Outflow Verification

  • [ ] Material purchases with actual credit periods (not standard terms)
  • [ ] Pre-monsoon stocking spike modeled (April-May)
  • [ ] Subcontractor payments per actual WO terms
  • [ ] Labor wages (weekly, no credit)
  • [ ] GST payments monthly (20th due date)
  • [ ] TDS deposits monthly (7th due date)
  • [ ] Advance recovery deductions from RA bills
  • [ ] Festival season labor adjustments (Diwali, Holi)

Review Triggers

  • [ ] Certified/claimed variance check monthly
  • [ ] Schedule slippage monitoring
  • [ ] Change order impact assessment
  • [ ] Material price tracking
  • [ ] Client payment pattern watch

Download the ready-to-use files for this article:

Printable checklist for project managers to verify cashflow projections before submission and monthly reviews. Covers inflow verification, outflow verification, and critical review triggers specific to Indian construction projects. Best format: PDF, because this asset is meant to be printed or shared as a fixed reference. - Download PDF version


See Real-Time Cashflow in Superwise

Excel templates get you started. Live data keeps you solvent.

Book a demo to see how Superwise connects your RA bills, measurement books, and schedules into real-time cashflow projections. For construction contractors juggling multiple government projects and real estate developers managing portfolio liquidity, integrated visibility replaces spreadsheet guesswork with actual project intelligence.


FAQ: Construction Cashflow Projection

Q: How is cashflow projection different from the project cost estimate? A: Cost estimate tells you the total price tag. Cashflow projection tells you when you need the money. A ₹10 crore project can be profitable but bankrupt you in month three if you must pay ₹3 crore before the client pays ₹1 crore.

Q: What's the typical working capital requirement? A: 15-25% of project value for government work (long payment cycles), 10-15% for private developers. Covers the gap between paying suppliers and getting certified payments.

Q: How do I handle disputed RA bill items? A: Conservative approach: Only model certified amounts. Realistic approach: Model 85-90% of claimed, with disputed amounts flowing to subsequent months. Track your historical certification rates by client.

Q: Should GST appear in my cashflow? A: Absolutely. Show GST on purchases as immediate outflow. Show input credit as delayed recovery (30-60 days after filing). Show GST on sales as liability due on the 20th, regardless of client payment status.

Q: How often should I update the projection? A: Create before project start. Update monthly with actuals. Full reforecast when triggers hit: schedule slips, major variations, or client payment pattern changes.

Q: Mobilization advance vs. secured advance? A: Mobilization is for site setup, recovered from every RA bill. Secured advance is for materials on site, recovered as materials are consumed in construction.

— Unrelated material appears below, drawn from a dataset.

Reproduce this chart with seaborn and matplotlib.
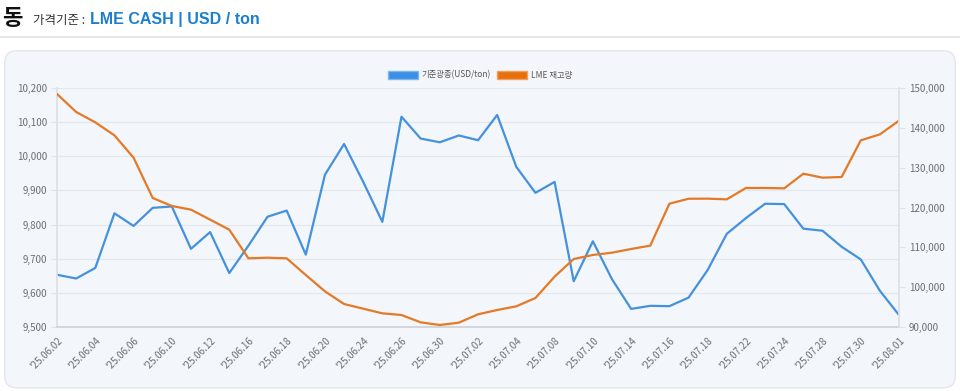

Q: How do I model retention release? A: Two tranches: 50% at mechanical completion/defects liability period end, 50% after final bill settlement (6-12 months post-completion). Don't count the second tranche in your year-one cashflow.

Q: What interest rate for working capital calculations? A: Use your actual cost of funds: 12-18% for bank limits, 24-36% for informal sources. This quantifies the real cost of cashflow gaps.

Q: How do price escalation clauses affect cashflow? A: Escalation payments lag 3-6 months behind cost increases. Model them as delayed inflows, not immediate offsets to material spikes.

Q: Does this work for EPC milestone contracts? A: Yes. Replace monthly RA bill lines with milestone-based payments (20% on foundation, 30% on structure, etc.). Outflow side remains similar, but timing shifts to milestone achievement dates.